To Deists, it was not the existence of God that was in question, but the nature of God. Spinoza believed that God and nature are two ways of talking about the same thing: Nature is God's revelation, and science is its true theology. Genuine piety, he argued, "consists of the scientific study of nature," not blind adherence to sectarian faith. Nature's God, says Stewart, is the presiding deity of the American Revolution. And the Declaration of Independence reflects this, harboring "no appeal to truth handed down from scriptures or announced by prophets." The revolutionary force in the Declaration is the guiding principle of philosophy, which tells us that the universe is ruled by rational laws, and that there are no forbidden questions or sacred truths.
The very least Stewart accomplishes in this book is to eviscerate the "Christian nation" idea. On a broader canvas, the author gives the "common religious consciousness" and much alleged wisdom a fair hearing, then demolishes it utterly, though not without respecting what is humane and useful in faith. More, he provides a multitude of evidence to show how our contemporary religious landscape in the United States is largely a Deist one, despite protestations to the contrary.
Stewart's focus is on the transformational power of ideas, on corporeal reality, not spiritual mysteries. For it is ideas that "make actors out of human beings," he writes, insofar as they inhabit "an open, uncontrollable and inherently unlimited universe of explanation," not calcified dogmas.

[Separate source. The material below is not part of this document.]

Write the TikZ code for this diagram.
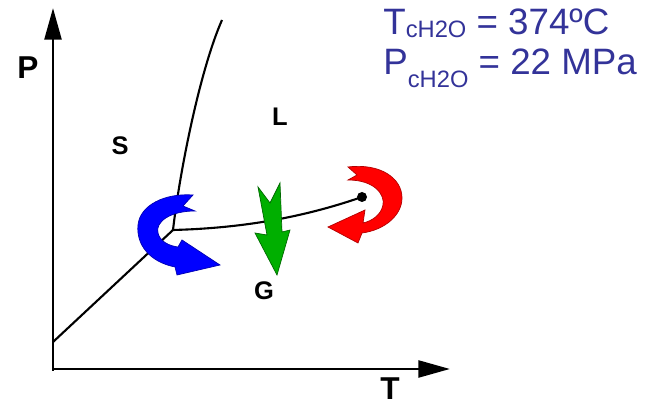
\documentclass[tikz,border=0pt]{standalone}
\usepackage{fontspec}
\setmainfont{Liberation Sans}
\usepackage{tikz}
\usetikzlibrary{arrows.meta,positioning,calc}
\definecolor{critblue}{RGB}{51,51,153}
\definecolor{arrgreen}{RGB}{0,175,0}
\newcommand{\subtxt}[1]{{\fontsize{13.5}{13.5}\selectfont #1}}

\begin{document}
\begin{tikzpicture}[x=0.02cm,y=-0.02cm,
  axis/.style={line width=1.6pt,-{Triangle[length=18pt,width=9.6pt]}},
  phase/.style={line width=1.2pt},
  lbl/.style={font=\bfseries\fontsize{14.5}{14.5}\selectfont},
  axlbl/.style={font=\bfseries\fontsize{18}{18}\selectfont},
  crit/.style={font=\fontsize{20.9}{20.9}\selectfont,text=critblue,inner sep=0pt,anchor=base west}]
\useasboundingbox (0,0) rectangle (650,404);
% axes
\coordinate (O) at (53,369);
\coordinate (Pend) at (53,8);
\coordinate (Tend) at (450,369);
\draw[axis] ($(O)+(0,2)$) -- (Pend);
\draw[axis] ($(O)+(-1,0)$) -- (Tend);
\node[axlbl] (P) at (28,68) {P};
\node[axlbl] (T) at (390,389) {T};
% phase lines
\coordinate (SB) at (53,342);
\coordinate (TP) at (173,230);
\coordinate (FT) at (222,20);
\node[circle,fill,inner sep=0pt,minimum size=5.7pt] (CP) at (362,197) {};
\draw[phase] (SB) -- (TP);
\draw[phase] (TP) .. controls (180,170) and (200,70) .. (FT);
\draw[phase] (TP) .. controls (250,228) and (310,215) .. (CP.center);
\node[lbl] (S) at (120,146) {S};
\node[lbl] (L) at (280,117) {L};
\node[lbl] (G) at (264,291) {G};
% transition arrows
\filldraw[fill=blue,draw=blue!70!black,line width=0.4pt]
  (193,195) -- (183,206) -- (195,211)
  .. controls (170,211) and (155,222) .. (158,233)
  .. controls (160,242) and (170,246) .. (178,247)
  -- (182,240) -- (220,265) -- (177,275) -- (175,267)
  .. controls (150,262) and (136,245) .. (138,225)
  .. controls (140,205) and (165,193) .. (193,195) -- cycle;
\filldraw[fill=arrgreen,draw=arrgreen!60!black,line width=0.4pt]
  (258,187) -- (270,203) -- (280,183) -- (282,232) -- (290,230)
  -- (277,275) -- (255,233) -- (267,235) -- cycle;
\filldraw[fill=red,draw=red!70!black,line width=0.4pt]
  (348,167) -- (357,175) -- (348,180)
  .. controls (375,180) and (385,195) .. (383,205)
  .. controls (381,215) and (372,221) .. (363,223)
  -- (365,210) -- (328,227) -- (358,243) -- (362,233)
  .. controls (385,230) and (402,215) .. (402,198)
  .. controls (402,178) and (380,163) .. (348,167) -- cycle;
% critical point data
\node[crit] (Tc) at (383,35) {T\raisebox{-1.5pt}{\subtxt{cH2O}} = 374ºC};
\node[crit] (Pc) at (383,75) {P\raisebox{-7.4pt}{\subtxt{cH2O}} = 22 MPa};
\end{tikzpicture}
\end{document}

"Nature's God" offers a fresh perspective on the complicated, fractious, exhilarating birth of this country, revealing that the often superficially understood words of the Declaration of Independence are even more profound than they seem, for they crystallize a system of radical concepts - a triumph of reason over revelation - that would help decide the course of the modern world.
Ultimately, the enduring question about the struggle for American independence, says Stewart, is not why it happened, but why it was so revolutionary, and why it remains so.
"How the uncommon ideas of radical philosophy came to structure, and then continually restructure, the common experience of humanity is the real story of the American Revolution and of the modern world that emerged in its wake."
Stewart presents this story in all its many facets, compelling us to look at our shared history anew.
Reviewer Bill Thompson is a freelance writer and editor based in Charleston.